The macro context explains the demand. Nigeria's naira lost more than 60 percent of its value against the dollar between 2022 and 2025, falling from roughly 460 naira per dollar to around 1,500. Inflation ran above 20 percent through much of 2025, though the IMF's latest data shows it has partially eased to 15.4 percent year-on-year as of March 2026. For ordinary Nigerians without access to foreign exchange through formal banking channels, holding USDT or USDC is, according to financial analysts tracking the market, a practical savings decision rather than a speculative one.


A Regulator Split Between Two Agencies

Nigeria's regulatory structure adds another layer of complexity. The country currently operates a dual-regulator model. The Securities and Exchange Commission oversees licensed crypto businesses under the Investments and Securities Act 2025, which classifies digital assets as securities. The Central Bank of Nigeria maintains jurisdiction over payment systems and banking interactions with crypto platforms, and also operates a Regulatory Sandbox for crypto interactions with financial institutions.

In October 2025, the CBN and SEC launched a joint 15-member working group, chaired by CBN Governor Olayemi Cardoso, to examine how stablecoins could be integrated into the formal economy. Its report was expected by early 2026; as of publication in June 2026, the working group's findings had not been publicly confirmed, leaving open the question of whether the report was delivered on schedule, is still pending, or whether the IMF's Article IV intervention is partly a response to the process stalling. The IMF's call for stronger inter-agency coordination signals that the Fund sees this structural division as a gap that needs closing, particularly for stablecoins that function simultaneously as a payment rail and a digital asset.
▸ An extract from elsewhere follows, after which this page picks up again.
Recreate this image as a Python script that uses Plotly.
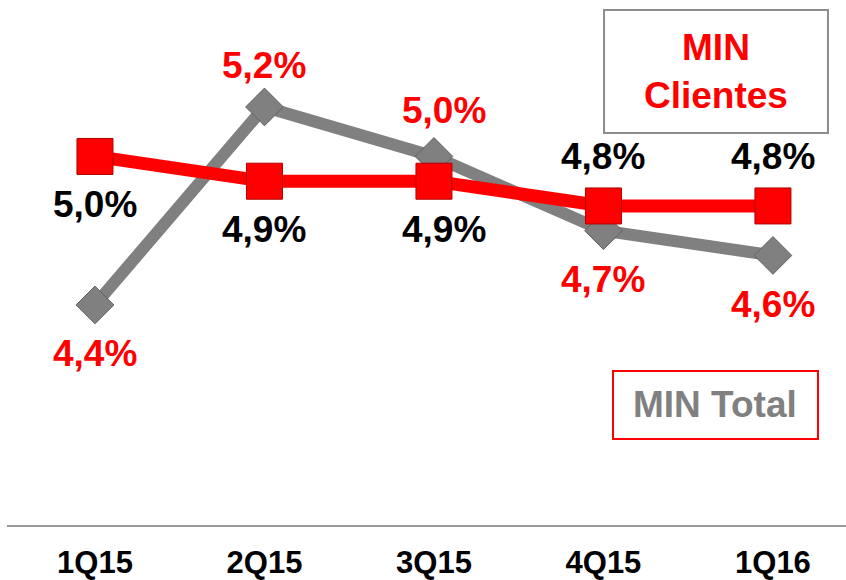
import plotly.graph_objects as go

categories = ["1Q15", "2Q15", "3Q15", "4Q15", "1Q16"]
min_clientes = [5.0, 4.9, 4.9, 4.8, 4.8]
min_total = [4.4, 5.2, 5.0, 4.7, 4.6]

clientes_label_pos = ["below", "below", "below", "above", "above"]
total_label_pos = ["below", "above", "above", "below", "below"]

FONT = "Arial, 'Liberation Sans', sans-serif"
RED = "#ff0000"
GRAY = "#808080"

def fmt(v):
    return f"{v:.1f}".replace(".", ",") + "%"

xi = list(range(len(categories)))

fig = go.Figure()
fig.add_trace(go.Scatter(
    x=xi, y=min_total, mode="lines+markers", name="MIN Total",
    line=dict(color=GRAY, width=12),
    marker=dict(symbol="diamond", size=29, color=GRAY, line=dict(color="#606060", width=1)),
    hoverinfo="skip",
))
fig.add_trace(go.Scatter(
    x=xi, y=min_clientes, mode="lines+markers", name="MIN Clientes",
    line=dict(color=RED, width=13),
    marker=dict(symbol="square", size=36, color=RED, line=dict(color="#b00000", width=1)),
    hoverinfo="skip",
))

annotations = []
for i, (v, pos) in enumerate(zip(min_clientes, clientes_label_pos)):
    annotations.append(dict(
        x=i, y=v, xref="x", yref="y", text=fmt(v), showarrow=False,
        xanchor="center", yanchor="middle",
        font=dict(family=FONT, size=37, color="black", weight="bold"),
        yshift=49 if pos == "above" else -48, xshift=10 if i == 2 else 0,
    ))
for i, (v, pos) in enumerate(zip(min_total, total_label_pos)):
    annotations.append(dict(
        x=i, y=v, xref="x", yref="y", text=fmt(v), showarrow=False,
        xanchor="center", yanchor="middle",
        font=dict(family=FONT, size=37, color=RED, weight="bold"),
        yshift=(41 if i == 1 else 46) if pos == "above" else -49,
        xshift=10 if i == 2 else 0,
    ))

annotations.append(dict(
    x=0.845, y=0.863, xref="paper", yref="paper", text="MIN<br>Clientes",
    xanchor="center", yanchor="middle",
    showarrow=False, font=dict(family=FONT, size=37, color=RED, weight="bold"),
    align="center",
))
annotations.append(dict(
    x=0.844, y=0.2286, xref="paper", yref="paper", text="MIN Total",
    xanchor="center", yanchor="middle",
    showarrow=False, font=dict(family=FONT, size=37, color=GRAY, weight="bold"),
    align="center",
))

shapes = [
    dict(type="rect", xref="paper", yref="paper", x0=0.7116, x1=0.9785, y0=0.7467, y1=0.981,
         line=dict(color="#8c8c8c", width=2), fillcolor="white", layer="below"),
    dict(type="rect", xref="paper", yref="paper", x0=0.7223, x1=0.9666, y0=0.1638, y1=0.2933,
         line=dict(color=RED, width=2), fillcolor="white", layer="below"),
]

fig.update_layout(
    width=846, height=580,
    margin=dict(l=7, r=0, t=0, b=55),
    paper_bgcolor="white", plot_bgcolor="white",
    showlegend=False,
    annotations=annotations,
    shapes=shapes,
    xaxis=dict(
        tickmode="array", tickvals=xi, ticktext=categories,
        range=[-0.519, 4.431], showgrid=False, zeroline=False,
        showline=True, linecolor="#9a9a9a", linewidth=2,
        ticks="", ticklabelstandoff=9, automargin=False,
        tickfont=dict(family=FONT, size=31, color="black", weight="bold"),
        fixedrange=True,
    ),
    yaxis=dict(
        range=[3.511, 5.632], showgrid=False, zeroline=False, showline=False,
        showticklabels=False, ticks="", fixedrange=True, automargin=False,
    ),
)

fig.write_html(
    "out.html",
    config={"displayModeBar": False},
    post_script="document.body.style.margin='0';document.body.style.overflow='hidden';",
)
Nigeria also has its own regulated naira-pegged stablecoin. The cNGN received an Approval-in-Principle on August 29, 2024 under the Accelerated Regulatory Incubation Program (ARIP), a conditional and provisional authorization that is legally distinct from full regulatory approval. It launched publicly in February 2025. By August of that year it had recorded more than 57,000 on-chain transactions, over 832 unique wallets, and a circulating supply of roughly 603.9 million naira. It even hit a single-day volume of 1 billion naira on August 14, 2025. Despite these milestones, adoption remains limited in comparison to USDT and USDC. The reason is straightforward: a naira-pegged token carries naira risk. It does not solve the inflation problem that drives Nigerians toward dollar-denominated assets in the first place.


A Warning That Travels Beyond West Africa

The IMF's language in the Nigeria report draws on a broader internal analysis. A 56-page IMF departmental paper on stablecoins noted that, as of early March 2026, 99 percent of all stablecoins in circulation globally are dollar-denominated, with USDT and USDC together holding roughly 84 percent of the total stablecoin market cap. The paper also flagged that digital dollarization can spread through smartphones and messaging apps, "reaching millions at once," unlike traditional currency substitution, which typically occurs gradually through bank accounts and offshore deposits. Standard Chartered has estimated that stablecoins could drain $1 trillion from emerging market banks as savers shift into digital dollar assets, underscoring the systemic scale of the risk.

That framing is directly relevant to markets beyond Nigeria. Countries including Pakistan, Bangladesh, and Sri Lanka share similar structural vulnerabilities: local currency instability, elevated inflation, and growing smartphone-based crypto access. The same conditions that made Nigeria the IMF's focus case are present across much of South Asia. Closer to home, Ghana, Kenya, and South Africa are each at various stages of developing digital asset frameworks, and regulators in all three countries are watching closely as Nigeria's regulatory model takes shape. A May 2026 analysis published in the LSE Business Review noted that dollar stablecoins are "functionally extending US monetary power into emerging economies," a geopolitical dimension that African central banks are increasingly aware of and one that reframes the digital dollarization concern from a domestic monetary policy issue into a broader question of economic sovereignty.

As Shuaib S. Agaka, a columnist at Premium Times, wrote: "the question is no longer whether stablecoins should be regulated, but how to do so effectively."


What Comes Next

The IMF has recommended that Nigeria align its stablecoin framework with Financial Stability Board global standards, covering licensing requirements, consumer protection rules, and reporting thresholds for naira-to-digital-asset conversions. Nigeria's regulators now face a narrow path: build a framework that brings dollar stablecoin activity into view without repeating the approach taken in February 2021, when the Central Bank barred commercial banks from servicing crypto exchanges rather than prohibiting crypto use directly. That restriction did not reduce adoption but pushed billions of dollars in transactions into peer-to-peer channels that were harder to monitor. The IMF projected 4.1 percent GDP growth for Nigeria in 2026, a relatively stable macroeconomic backdrop. Whether that stability extends to the regulatory outcome for crypto will depend on whether the CBN and SEC can coordinate quickly enough to stay ahead of adoption that is already measured in the tens of billions.